Jerusalem sources said that a marked improvement could be seen in Friday’s UN Human Rights Council session, in comparison to the initial vote to establish the Goldstone commission, which investigated Israel and Hamas’ conduct during the war, and subsequently compiled the damning report.
“However,” the ministry statement said, “Israel still feels that the UNHRC decision was one-sided.”
“Israel thanks the countries that supported our position, and those who, with their vote, voiced their opposition to the unjust decision which ignores the murderous Hamas attacks against Israeli citizens,” the statement said. “The decision ignores the fact that the Israel Defense Forces took unprecedented measures to avoid harming innocent civilians, and the fact that terror organizations used civilians as human shields in Gaza.”
Livni: UN body’s vote was political and cynical

Former foreign minister and opposition leader Tzipi Livni also issued a response to the vote, saying that “since the inception of the Human Rights Council, it has viewed Israel in a distorted fashion, just as the report itself does. Today’s vote was political and cynical. Israel will continue to do the right thing and to protect its citizens, and will continue the international battle against the report to ensure the legal protection of IDF officers, wherever they may be.”
Israeli Arab MK Ahmed Tibi welcomed the council’s decision and said that the adoption of the report’s findings was an important ethical and legal decision.
“It is wrong to leave an entire population without the protection of the UN and the international community, who have now regained their honor,” Tibi said.
Shas Chairman Eli Yishai condemned the UN council’s decision calling it an anti-Israel decision based on an anti-Israel report.

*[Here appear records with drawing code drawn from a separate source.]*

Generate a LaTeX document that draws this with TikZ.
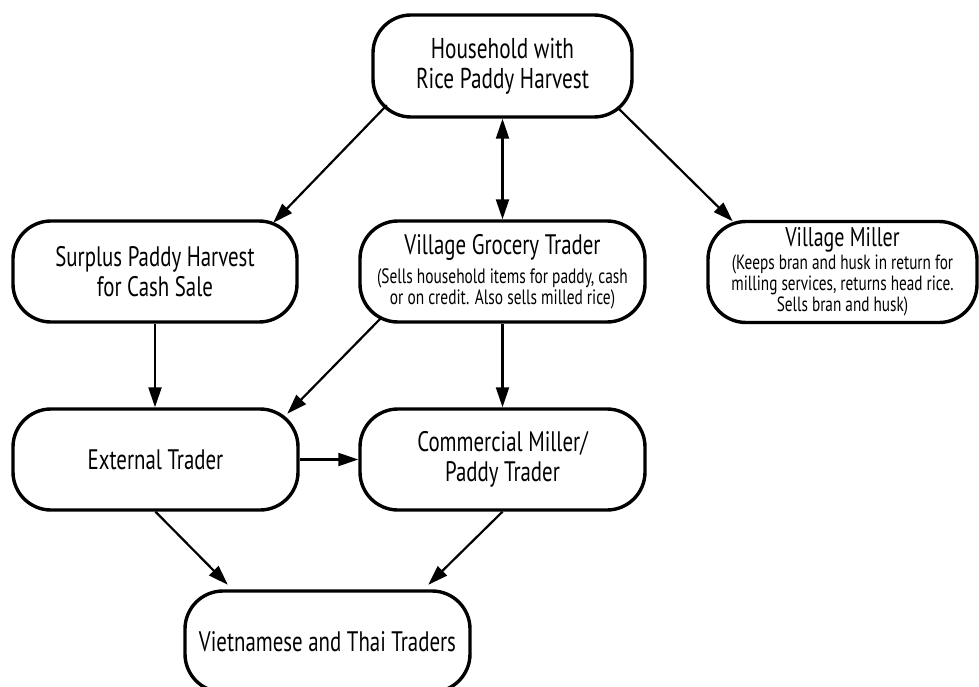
\documentclass[tikz,border=0pt]{standalone}
\usepackage{fontspec}
\setmainfont{PT Sans}[FakeStretch=0.74]
\usetikzlibrary{arrows.meta,calc}

\newcommand\titlesize{\fontsize{28.2}{30}\selectfont}
\newcommand\notesize{\fontsize{20.8}{21.5}\selectfont}
\newcommand\millnotesize{\fontsize{20.6}{20}\selectfont}

\begin{document}
\begin{tikzpicture}[x=1pt,y=-1pt,
  box/.style={draw, line width=3.4pt, rounded corners=38pt,
    minimum width=#1, minimum height=101pt, align=center,
    inner sep=0pt, font=\titlesize},
  box/.default=285pt,
  flow/.style={line width=2.2pt, -{Triangle[length=20pt,width=13pt]}},
  twoway/.style={line width=2.2pt,
    {Triangle[length=20pt,width=13pt]}-{Triangle[length=20pt,width=13pt]}},
]
\useasboundingbox (0,0) rectangle (979,687);
\clip (0,0) rectangle (979,687);

% boxes
\node[box=259pt, minimum height=102pt, font=\fontsize{28.7}{30}\selectfont] (hh) at (502.5,66)
  {Household with\\Rice Paddy Harvest};
\node[box=284pt] (sp) at (155,271.5)
  {Surplus Paddy Harvest\\for Cash Sale};
\node[box] (gr) at (502.5,271.5)
  {Village Grocery Trader\\[-1pt]\notesize (Sells household items for paddy, cash\\[-8.5pt]\notesize or on credit. Also sells milled rice)};
\node[box=269pt, font=\fontsize{27}{30}\selectfont] (vm) at (842.5,272)
  {Village Miller\\[-7pt]\millnotesize (Keeps bran and husk in return for\\[-9pt]\millnotesize milling services, returns head rice.\\[-9pt]\millnotesize Sells bran and husk)};
\node[box] (ext) at (155.5,459.5) {External Trader};
\node[box] (cm) at (502.5,459.5) {Commercial Miller/\\Paddy Trader};
\node[box] (vt) at (327.5,641.5) {Vietnamese and Thai Traders};

% flows
\draw[flow] ($(hh.south west)+(15.5,-13.5)$) -- ($(sp.north east)+(-25.5,3.5)$);
\draw[twoway] (hh.south) -- (gr.north);
\draw[flow] ($(hh.south east)+(-16.5,-11.5)$) -- ($(vm.north west)+(26.5,1.5)$);
\draw[flow] (sp.south) -- (sp.south |- ext.north);
\draw[flow] ($(gr.south west)+(23.5,-6.5)$) -- ($(ext.north east)+(-12.5,6.5)$);
\draw[flow] (gr.south) -- (cm.north);
\draw[flow] (ext.east) -- (cm.west);
\draw[flow] (ext.south) -- ($(vt.north west)+(44.5,-4.5)$);
\draw[flow] (cm.south) -- ($(vt.north east)+(-43.5,-4.5)$);
\end{tikzpicture}
\end{document}
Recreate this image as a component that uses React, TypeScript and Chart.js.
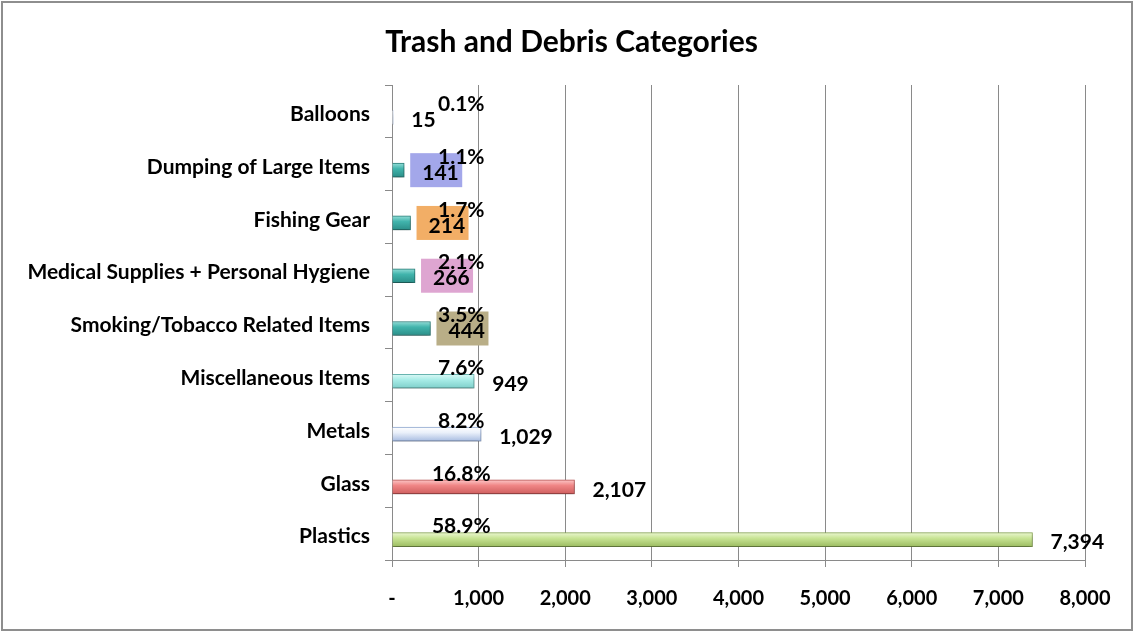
import React, { useEffect, useRef } from "react";
import { Chart, registerables } from "chart.js";

Chart.register(...registerables);

const categories = [
  "Balloons",
  "Dumping of Large Items",
  "Fishing Gear",
  "Medical Supplies + Personal Hygiene",
  "Smoking/Tobacco Related Items",
  "Miscellaneous Items",
  "Metals",
  "Glass",
  "Plastics",
];
const counts = [15, 141, 214, 266, 444, 949, 1029, 2107, 7394];
const percentLabels = ["0.1%", "1.1%", "1.7%", "2.1%", "3.5%", "7.6%", "8.2%", "16.8%", "58.9%"];
const xMin = 0;
const xMax = 8000;
const xStep = 1000;
const titleText = "Trash and Debris Categories";

// styles (top, mid, bottom, border)
const teal = ["#93ddd7", "#41b4ac", "#2b8e88", "#2a7f7a"];
const barStyles = [
  ["#ffffff", "#f4f7fc", "#dce5f3", "#c0cfe8"],
  teal,
  teal,
  teal,
  teal,
  ["#dbf9f6", "#a8ece7", "#7ecfca", "#6ab7b2"],
  ["#ffffff", "#eaf0fa", "#a9bde1", "#8ea6d1"],
  ["#fcc8c8", "#f08686", "#cf5f5f", "#b65050"],
  ["#ebf7d2", "#c8e494", "#9cbc61", "#88a653"],
];
const valueBoxColors = [null, "#a3a7ea", "#f2ae66", "#dea5d1", "#b9ae87", null, null, null, null];

const FONT = "Lato, 'DejaVu Sans', sans-serif";
const BAR_SHIFT = 6;
const BAR_THICK = 14;

const fmt = (v: number) => (v === 0 ? "-" : Number(v).toLocaleString("en-US"));

export default function App() {
  const ref = useRef<HTMLCanvasElement | null>(null);

  useEffect(() => {
    if (!ref.current) return;

    const overlay = {
      id: "overlay",
      beforeDatasetsDraw(chart: any) {
        const ctx = chart.ctx;
        ctx.save();
        ctx.translate(0, BAR_SHIFT);
        ctx.shadowColor = "rgba(0,0,0,0.35)";
        ctx.shadowBlur = 4;
        ctx.shadowOffsetY = 3;
      },
      afterDatasetsDraw(chart: any) {
        chart.ctx.restore();
      },
      afterDraw(chart: any) {
        const ctx = chart.ctx;
        const xs = chart.scales.x;
        const ys = chart.scales.y;
        ctx.save();
        // outer border
        ctx.strokeStyle = "#8e8e8e";
        ctx.lineWidth = 2;
        ctx.strokeRect(2, 2, chart.width - 5, chart.height - 5);
        // title
        ctx.fillStyle = "#000";
        ctx.font = `bold 30px ${FONT}`;
        ctx.textAlign = "center";
        ctx.textBaseline = "middle";
        ctx.fillText(titleText, chart.width / 2 + 4, 42);

        ctx.font = `bold 21px ${FONT}`;
        // value boxes + labels
        counts.forEach((v, i) => {
          const cy = ys.getPixelForValue(i);
          const end = xs.getPixelForValue(v);
          const box = valueBoxColors[i];
          if (box) {
            ctx.fillStyle = box;
            ctx.fillRect(end + 6, cy + BAR_SHIFT - 17, 52, 34);
          }
          ctx.fillStyle = "#000";
          ctx.textAlign = "left";
          ctx.textBaseline = "middle";
          ctx.fillText(fmt(v), end + 18, cy + 9);
        });
        // percent labels
        percentLabels.forEach((p, i) => {
          const cy = ys.getPixelForValue(i);
          ctx.fillStyle = "#000";
          ctx.textAlign = "center";
          ctx.textBaseline = "middle";
          ctx.fillText(p, xs.getPixelForValue(800), cy - 7);
        });
        ctx.restore();
      },
    };

    const chart = new Chart(ref.current, {
      type: "bar",
      data: {
        labels: categories,
        datasets: [
          {
            data: counts,
            barThickness: BAR_THICK,
            borderWidth: 1,
            borderColor: barStyles.map((s) => s[3]),
            backgroundColor: (c: any) => {
              const s = barStyles[c.dataIndex] || teal;
              const chartObj = c.chart;
              if (!chartObj.chartArea || !chartObj.scales.y) return s[1];
              const y = chartObj.scales.y.getPixelForValue(c.dataIndex);
              const g = chartObj.ctx.createLinearGradient(0, y - BAR_THICK / 2, 0, y + BAR_THICK / 2);
              g.addColorStop(0, s[0]);
              g.addColorStop(0.4, s[1]);
              g.addColorStop(1, s[2]);
              return g;
            },
          },
        ],
      },
      options: {
        indexAxis: "y",
        animation: false,
        responsive: false,
        maintainAspectRatio: false,
        layout: { padding: { left: 0, top: 85, right: 50, bottom: 0 } },
        plugins: {
          legend: { display: false },
          title: { display: false },
          tooltip: { enabled: false },
        },
        scales: {
          x: {
            min: xMin,
            max: xMax,
            ticks: {
              stepSize: xStep,
              callback: (v: any) => fmt(Number(v)),
              color: "#000",
              font: { family: FONT, size: 20, weight: "bold" },
              padding: 20,
              maxRotation: 0,
            },
            grid: { color: "#8a8a8a", lineWidth: 1, tickLength: 7, drawTicks: true },
            border: { color: "#8a8a8a", width: 1 },
            afterFit: (s: any) => {
              s.height = 73;
            },
          },
          y: {
            ticks: {
              color: "#000",
              font: { family: FONT, size: 21, weight: "bold" },
              padding: 15,
              labelOffset: 3,
            },
            grid: { drawOnChartArea: false, drawTicks: true, tickLength: 7, color: "#8a8a8a" },
            border: { color: "#8a8a8a", width: 1 },
            afterFit: (s: any) => {
              s.width = 392;
            },
          },
        },
      },
      plugins: [overlay],
    });
    return () => chart.destroy();
  }, []);

  return (
    <div style={{ position: "absolute", left: 0, top: 0, width: 1135, height: 633, background: "#fff" }}>
      <canvas ref={ref} width={1135} height={633} style={{ width: 1135, height: 633, display: "block" }} />
    </div>
  );
}
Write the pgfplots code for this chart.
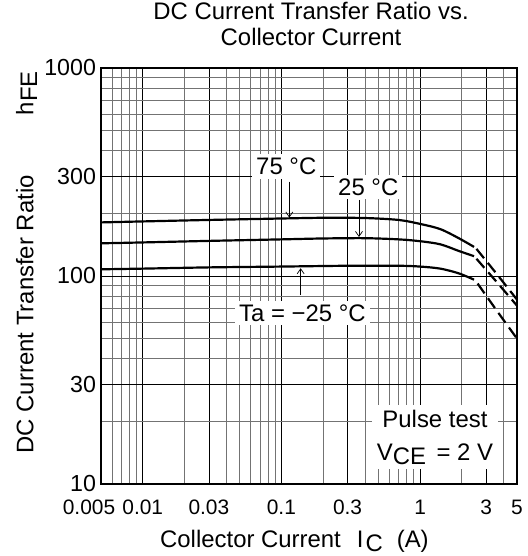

Meanwhile, Friday, Hamas welcomed the UN vote, saying that the organization hoped it would lead to “the beginning of the prosecution of the leaders of the occupation.”
“The Palestinian government welcomes the endorsement on the Goldstone report and thanks the friendly countries which voted in favor of the report,” Hamas spokesman Taher al-Nono said.
Nabil Abu Rudeinah, a spokesman for Palestinian President Mahmoud Abbas, added that what was needed was a follow-up on implementation of the recommandations in the report, “to protect the Palestinian people from Israeli aggression.”
“The most important thing now is to continue with steps to make sure that the Zionist criminals are brought to trial,” said another Hamas spokesman, Sami Abu Zuhri.
Following the vote, British Prime Minister Gordon Brown and French President Nicolas Sarkozy wrote a joint letter to Prime Minister Benjamin Netanyahu, the Press Association reported.
The letter acknowledged the sensitivity of the Goldstone report in Israel and encouraged Israel to handle it in a way that supports progress in the Middle East.
Israel’s right to defend itself was stressed in the letter, which included an invitation to Netanyahu to visit Europe for talks.
Brown and Sarkozy laid out steps to move the peace process forward, including an independent and transparent investigation into accusations made against Israel in relation to alleged war crimes in Gaza; improved humanitarian access to Gaza; and a complete freeze on Israeli settlements in the West Bank.